Tongva Park, Santa Monica
Tongva Park is an innovative public space in the city of Santa Monica, just north of Venice Beach. Barely more than two years old, it was designed by some of the same people who did the High Line in New York City.
I was able to convince the family to walk from the Santa Monica Farmers’ Market up to Tongva Park (not very far), so we could have a look.
Tongva Park was built on a six acre paved parking lot that lay across the street from the city hall.
Curving paths wander through a sculpted topography of hills and ravines. This topography, along with hidden niches, make the park seem much bigger than it is.
There’s a playground with slides and rocks for climbing.
I enjoyed the combination of grasses and succulents, creating a landscape of spikes mixed with soft, finely textured mounds.
A fine spot for running a little bit wild.
An interesting feature of the park is how the surrounding city appears and disappears as you wander around. That’s Danny taking it all in.
At the western edge of the park there is an overlook from which you can see the beach and Pacific Ocean.
More mixing of shaggy and soft, clean and spiky. I have to say that this palette of plants really does maintain its beauty in the California winter, despite the lack of blooms. The park includes a mix of California natives and other plants from Mediterranean climates.
I know lots of gardens purport to have winter interest, but I usually find winter interest to be kind of boring. The interesting succulent here is Aloe marlothii, according to Jane of Mulch Maid and Loree of Danger Garden, and they should know.
I didn’t realize that many of the succulents turn red in the cooler weather.
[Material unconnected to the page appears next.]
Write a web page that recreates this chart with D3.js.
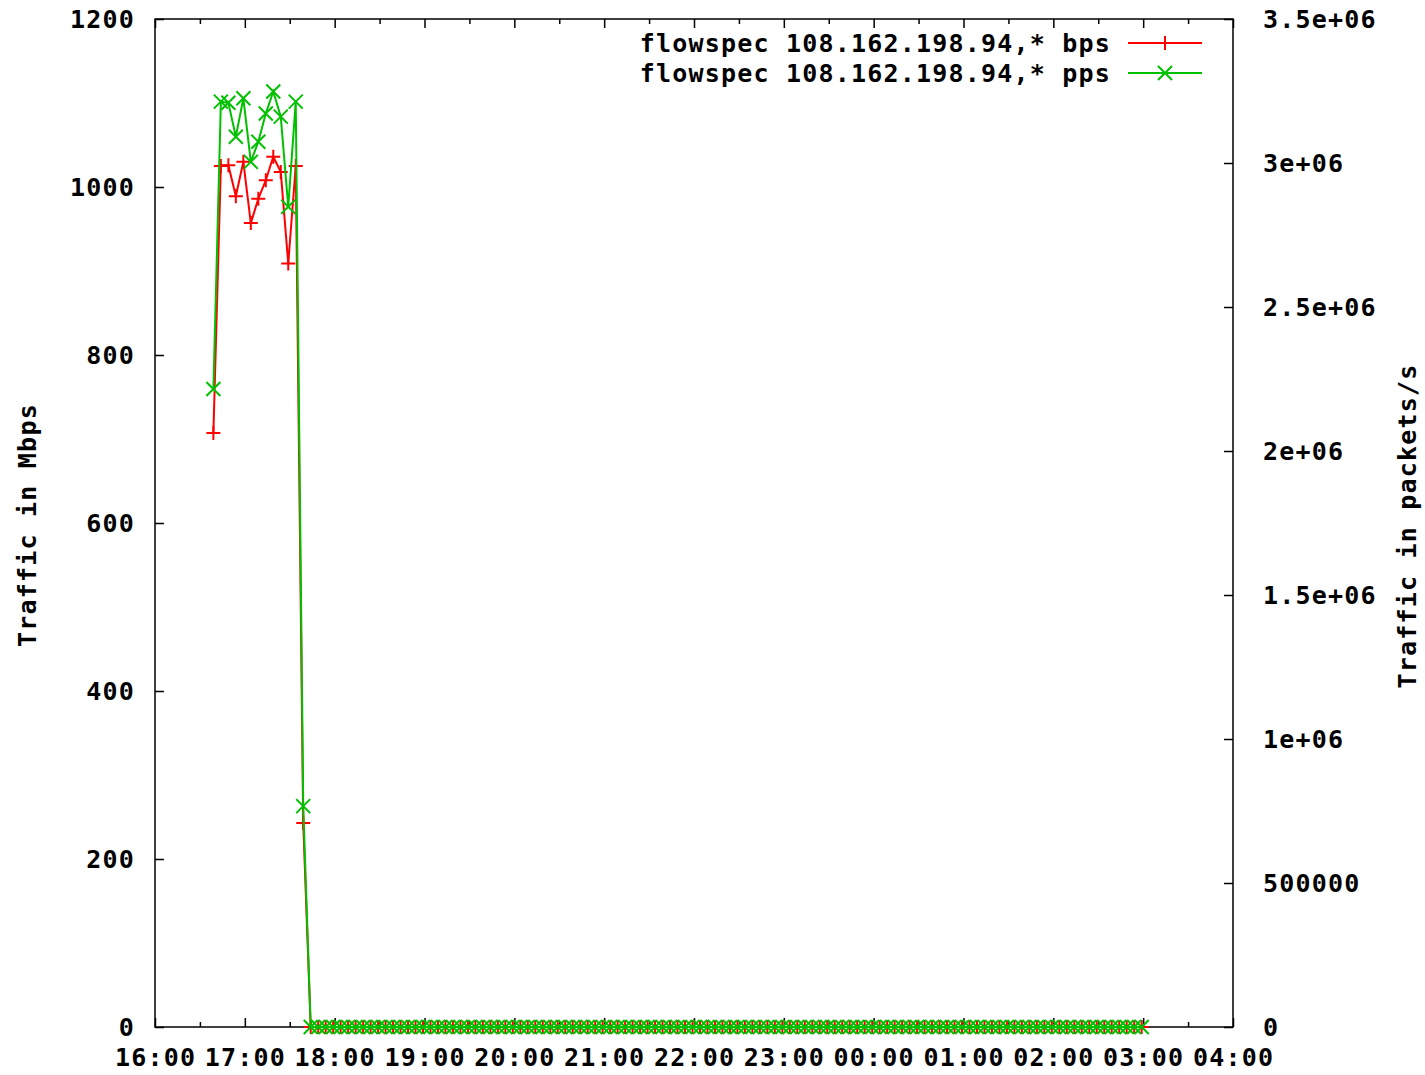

What we have here is most likely an Agave, an Aloe, or a Ground Squid coming up for air, tentacles first.
I liked the look of this grass or sedge against the stone.
Some of the water features had been turned off in the cause of conservation, but this very fine waterfall was softly burbling away.
Tongva Park has won quite a few awards from urban planning, land use, and parks groups – and I can see why. It’s a popular public space that evokes the natural lands that once could be found here, all on a former parking lot.